A plane in three-dimensional space can be visualized as a flat, infinitely expansive surface. To mathematically describe this surface, we use a plane equation, which typically takes the form of \( ax + by + cz = d \). Here, \( a \), \( b \), and \( c \) are the coefficients that define the plane's orientation in space, while \( d \) represents the plane's offset from the origin. For instance, in the given problem, the plane equation is \( 2x + y + 2z = 4 \). This tells us:

• Parallel alignment with the standard 3D axes is determined by the coefficients \( a = 2 \), \( b = 1 \), and \( c = 2 \).
• The value \( d = 4 \) signifies that the plane is shifted four units from the origin along the normal vector defined by these coefficients.

Understanding the equation helps visualize how a plane cuts through three-dimensional space and defines how to measure perpendicular distance from a point to this plane.

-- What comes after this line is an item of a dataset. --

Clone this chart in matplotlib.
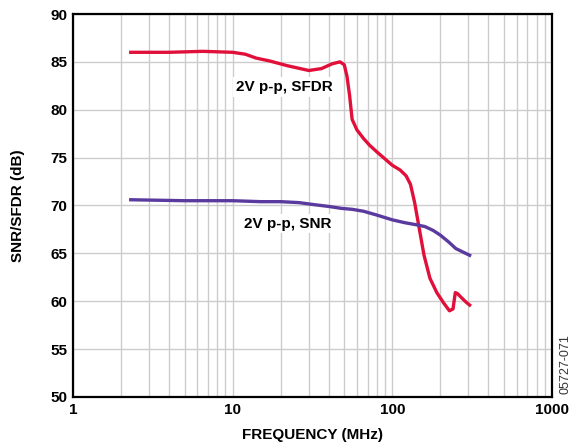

To find the shortest distance from a point to a plane, we use a specialized distance formula. This formula is essential in various fields such as computational geometry and physics. The formula to calculate the distance \( D \) from a point \((x_0, y_0, z_0)\) to a plane \( ax + by + cz = d \) is:

• \[ D = \frac{|ax_0 + by_0 + cz_0 - d|}{\sqrt{a^2 + b^2 + c^2}} \]

The numerator, \( |ax_0 + by_0 + cz_0 - d| \), represents the absolute difference between the weighted sum of coordinates and the plane's offset. The denominator, \( \sqrt{a^2 + b^2 + c^2} \), ensures the calculation is with respect to the plane's normal vector's length, providing the true perpendicular distance. By plugging in the values of the point \( (2, 2, 3) \) and the given plane equation coefficients, we simplify and solve for \( D \). This formula underscores the importance of understanding plane coefficients and their geometric implications.

Calculating the distance from a point to a plane involves obtaining values for both the numerator and the denominator in the distance formula. Let's break down each part to understand better:

Numerator Calculation

The numerator of the distance formula, \( |ax_0 + by_0 + cz_0 - d| \), calculates the direct perpendicular offset of a point from the plane. Substituting our point \((2, 2, 3)\) and the plane coefficients \( a = 2 \), \( b = 1 \), \( c = 2 \), \( d = 4 \), we calculate:

• Substituting in: \( 2(2) + 1(2) + 2(3) - 4 \)
• Simplified as: \( 4 + 2 + 6 - 4 = 8 \)
• Result is \( |8| = 8 \)

Denominator Calculation

For the denominator, \( \sqrt{a^2 + b^2 + c^2} \), this quantifies the length of the plane's normal vector. It is important for normalization to ensure the distance measurement is accurate:

• Substituting in: \( \sqrt{2^2 + 1^2 + 2^2} \)
• Simplified calculation: \( \sqrt{4 + 1 + 4} = \sqrt{9} \)
• Result is \( 3 \)

By dividing the numerator by the denominator, \( \frac{8}{3} \), we find the precise distance from the point to the plane, ensuring correct interpretation of these calculations in three-dimensional space.